Source code of charts:
[Begin]
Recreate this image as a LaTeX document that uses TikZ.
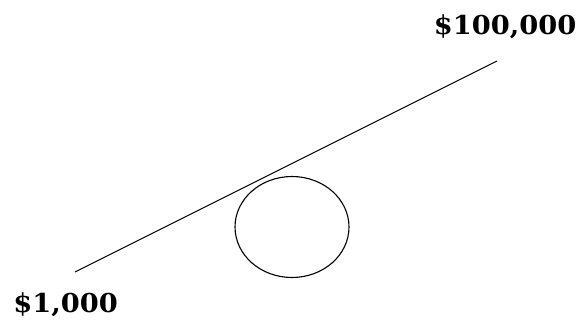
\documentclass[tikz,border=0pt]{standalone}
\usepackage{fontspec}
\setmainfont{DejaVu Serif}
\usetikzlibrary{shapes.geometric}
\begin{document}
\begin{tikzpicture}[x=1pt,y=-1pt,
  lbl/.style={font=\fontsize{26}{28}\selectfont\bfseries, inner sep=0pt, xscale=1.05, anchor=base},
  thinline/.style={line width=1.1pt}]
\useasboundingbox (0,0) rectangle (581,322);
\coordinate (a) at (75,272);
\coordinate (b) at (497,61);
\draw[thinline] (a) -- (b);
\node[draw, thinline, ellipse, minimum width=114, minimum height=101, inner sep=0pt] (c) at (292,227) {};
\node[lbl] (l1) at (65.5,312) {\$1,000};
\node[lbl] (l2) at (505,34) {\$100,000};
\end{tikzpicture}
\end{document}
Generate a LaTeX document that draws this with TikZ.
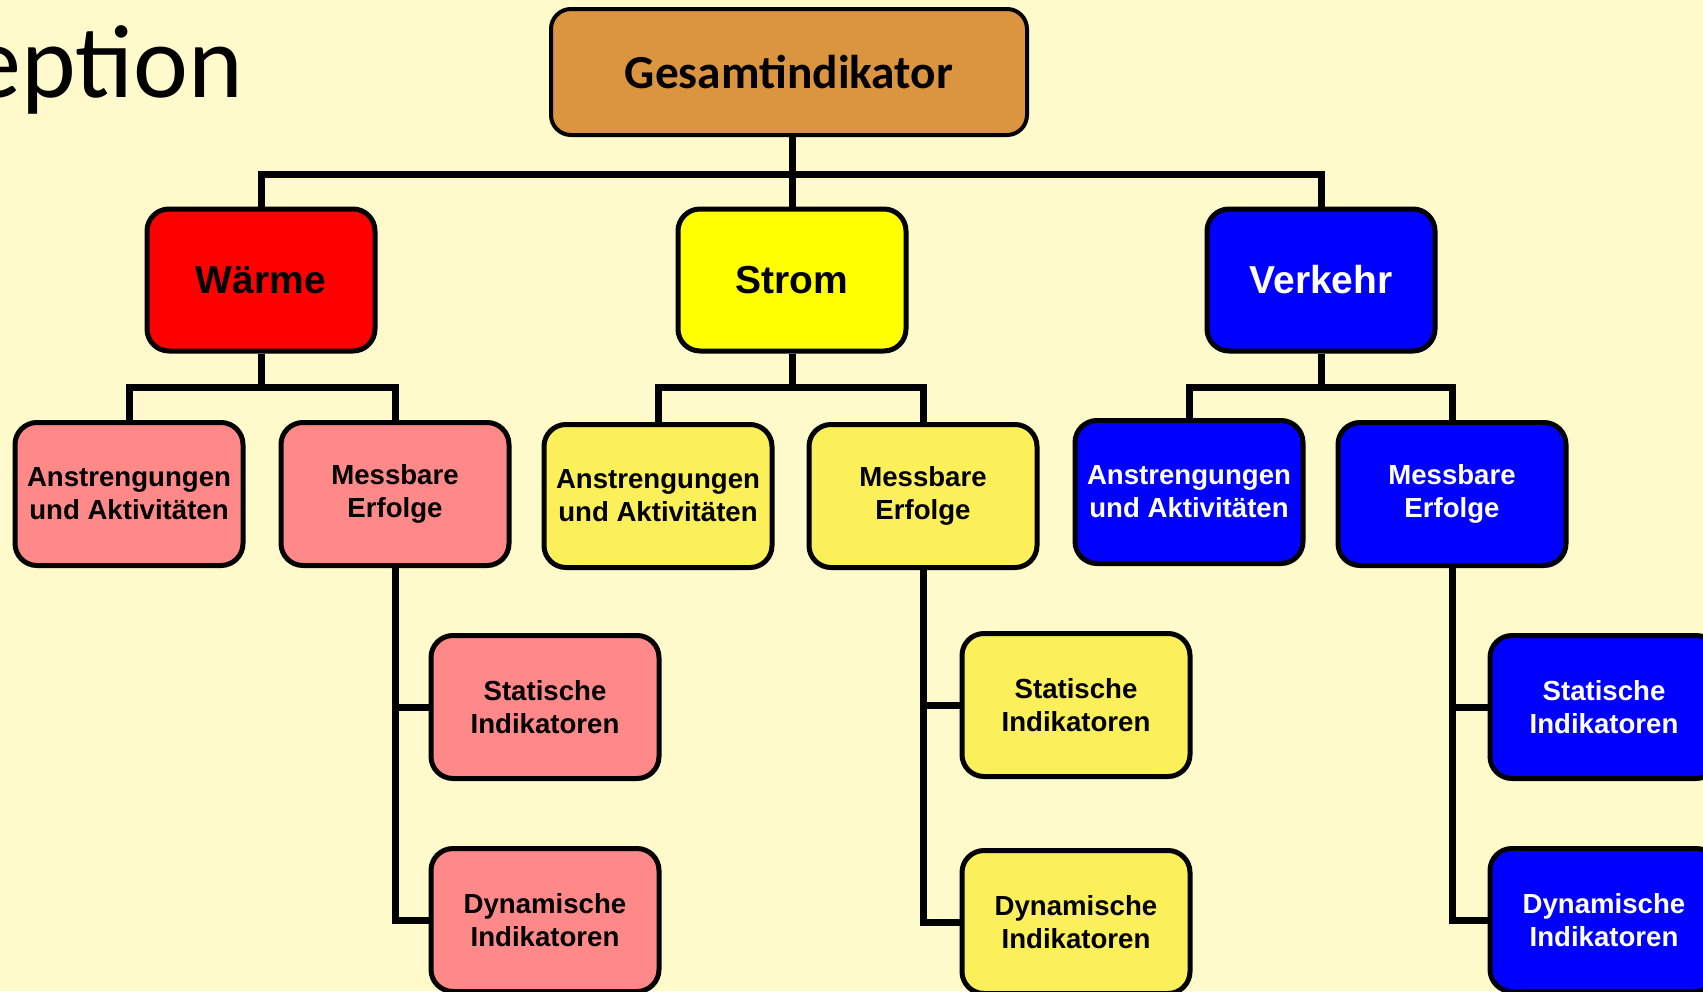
[End]
- _Given exercise_
Make an exact copy of the listing above. Do not include the pictures.

- _Answer_
Recreate this image as a LaTeX document that uses TikZ.
\documentclass[tikz,border=0pt]{standalone}
\usepackage{fontspec}
\setmainfont{DejaVu Serif}
\usetikzlibrary{shapes.geometric}
\begin{document}
\begin{tikzpicture}[x=1pt,y=-1pt,
  lbl/.style={font=\fontsize{26}{28}\selectfont\bfseries, inner sep=0pt, xscale=1.05, anchor=base},
  thinline/.style={line width=1.1pt}]
\useasboundingbox (0,0) rectangle (581,322);
\coordinate (a) at (75,272);
\coordinate (b) at (497,61);
\draw[thinline] (a) -- (b);
\node[draw, thinline, ellipse, minimum width=114, minimum height=101, inner sep=0pt] (c) at (292,227) {};
\node[lbl] (l1) at (65.5,312) {\$1,000};
\node[lbl] (l2) at (505,34) {\$100,000};
\end{tikzpicture}
\end{document}
Generate a LaTeX document that draws this with TikZ.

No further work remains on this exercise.